The pressure on CISOs and CIOs has intensified by leaps and bounds. They're expected to enable digital transformation while preventing sophisticated attacks, often with limited budgets and unrealistic expectations from boards who don't understand cybersecurity complexities. Based on our experience working with thousands of enterprises, three strategies can transform this impossible position into a manageable risk.

First, implement risk-based security investments aligned with business priorities. Most organizations scatter cybersecurity budgets across multiple point solutions without understanding which assets matter most to business operations. CISOs need to conduct comprehensive business impact assessments that identify critical systems, data flows, and processes, then allocate security investments proportionally.
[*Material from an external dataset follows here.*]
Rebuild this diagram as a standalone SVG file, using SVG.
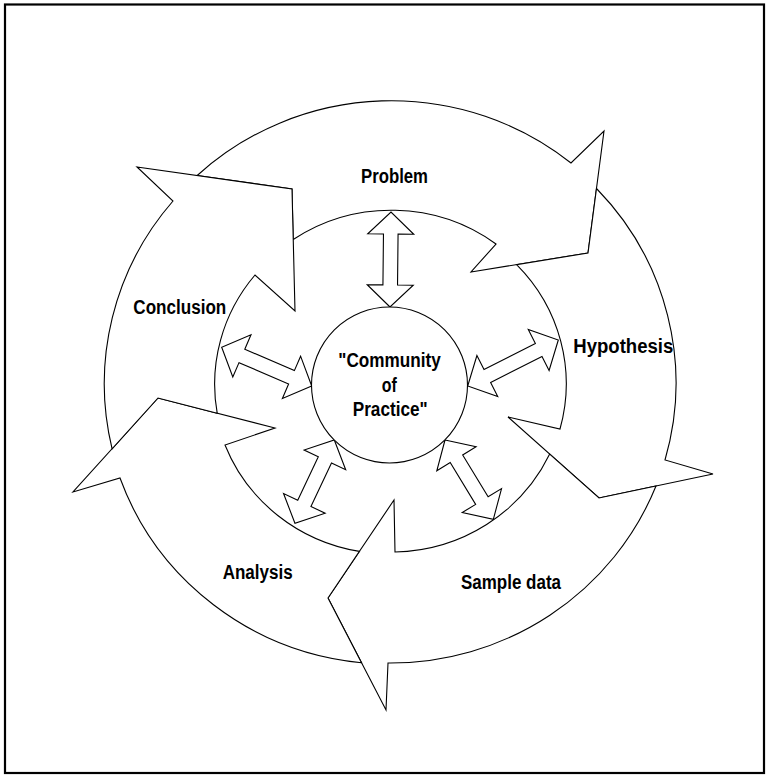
<svg xmlns="http://www.w3.org/2000/svg" width="769" height="778" viewBox="0 0 769 778">
  <style>
    .frame { fill: none; stroke: #000; stroke-width: 2.2; }
    .stage { fill: #fff; stroke: #000; stroke-width: 1.1; stroke-linejoin: miter; }
    .link { fill: #fff; stroke: #000; stroke-width: 1.1; stroke-linejoin: miter; }
    .hub { fill: #fff; stroke: #000; stroke-width: 1.1; }
    .label { font-family: "Liberation Sans Narrow", "Liberation Sans", Arial, sans-serif; font-weight: bold; font-size: 19.5px; fill: #000; }
  </style>

  <rect class="frame" x="5" y="4.5" width="759" height="768.5"/>

  <!-- cycle stages: curved block arrows running clockwise -->
  <g id="stage-problem">
    <path class="stage" d="M197.2,175.5 A286,281 0 0 1 571,163 L604,131 L588,253 L471,272 L496,244 A175.5,171 0 0 0 293.2,239.5 L292,189 Z"/>
    <text class="label" x="361" y="183" textLength="67" lengthAdjust="spacingAndGlyphs">Problem</text>
  </g>
  <g id="stage-hypothesis">
    <path class="stage" d="M596.5,188.5 A286,281 0 0 1 665,460 L713,474 L599,498 L508,417 L560,429 A175.5,171 0 0 0 516.6,264.6 L588,253 Z"/>
    <text class="label" x="573.3" y="353.3" textLength="100" lengthAdjust="spacingAndGlyphs">Hypothesis</text>
  </g>
  <g id="stage-sample">
    <path class="stage" d="M656,486 A286,281 0 0 1 388,663 L386,710 L328,598 L394,500 L395,552 A175.5,171 0 0 0 549.7,454.1 L599,498 Z"/>
    <text class="label" x="461" y="589.3" textLength="100" lengthAdjust="spacingAndGlyphs">Sample data</text>
  </g>
  <g id="stage-analysis">
    <path class="stage" d="M361.5,662.7 A286,281 0 0 1 120,478 L73,492 L158,398 L275,428 L225,445 A175.5,171 0 0 0 359.4,551.4 L328,598 Z"/>
    <text class="label" x="222.7" y="579.3" textLength="70" lengthAdjust="spacingAndGlyphs">Analysis</text>
  </g>
  <g id="stage-conclusion">
    <path class="stage" d="M112.1,448.8 A286,281 0 0 1 173,201 L137,167 L292,189 L295,311 L255,275 A175.5,171 0 0 0 217.2,413.2 L158,398 Z"/>
    <text class="label" x="133.3" y="314.3" textLength="93" lengthAdjust="spacingAndGlyphs">Conclusion</text>
  </g>

  <!-- two-way links between the hub and each stage -->
  <g id="links">
    <path class="link" transform="translate(390,307) rotate(-89.4)" d="M0,0 L22,-23 L22,-7.3 L73,-7.3 L73,-23 L95,0 L73,23 L73,7.3 L22,7.3 L22,23 Z"/>
    <path class="link" transform="translate(467.7,386) rotate(-26.9)" d="M0,0 L22,-23 L22,-7.3 L79.6,-7.3 L79.6,-23 L101.6,0 L79.6,23 L79.6,7.3 L22,7.3 L22,23 Z"/>
    <path class="link" transform="translate(311.7,386) rotate(-156.7)" d="M0,0 L22,-23 L22,-7.3 L76,-7.3 L76,-23 L98,0 L76,23 L76,7.3 L22,7.3 L22,23 Z"/>
    <path class="link" transform="translate(334.3,440) rotate(115.3)" d="M0,0 L22,-23 L22,-7.3 L70.1,-7.3 L70.1,-23 L92.1,0 L70.1,23 L70.1,7.3 L22,7.3 L22,23 Z"/>
    <path class="link" transform="translate(445,440) rotate(58.65)" d="M0,0 L22,-23 L22,-7.3 L70.9,-7.3 L70.9,-23 L92.9,0 L70.9,23 L70.9,7.3 L22,7.3 L22,23 Z"/>
  </g>

  <!-- hub -->
  <g id="hub">
    <circle class="hub" cx="389.5" cy="385" r="78"/>
    <text class="label" x="338.3" y="367.3" textLength="102.4" lengthAdjust="spacingAndGlyphs">"Community</text>
    <text class="label" x="381.7" y="391.7" textLength="15" lengthAdjust="spacingAndGlyphs">of</text>
    <text class="label" x="352.7" y="415.7" textLength="75" lengthAdjust="spacingAndGlyphs">Practice"</text>
  </g>
</svg>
Second, embrace automation for routine security operations while reserving human expertise for strategic decision-making. The talent shortage means security teams cannot manually handle the volume of alerts modern environments generate. AI-powered SIEM platforms, automated threat response systems, and behavioral analytics can handle tier-one security operations, freeing skilled professionals for threat hunting, incident response strategy, and security architecture decisions.

Third, establish integrated threat intelligence that provides unified visibility across the entire technology stack. Modern attacks span endpoints, networks, cloud environments, and supply chains. Security teams using disconnected tools cannot correlate indicators or understand attack progression. Platforms like our Seqrite XDR solution provide the holistic view necessary for detecting advanced persistent threats and coordinated attacks that traditional perimeter-focused approaches miss completely.

Cybersecurity needs to be treated as a business enabler rather than a cost center. When security teams can showcase measurable business value through risk reduction, operational efficiency, and competitive advantage, they gain the executive support necessary for building truly proactive defense ecosystems.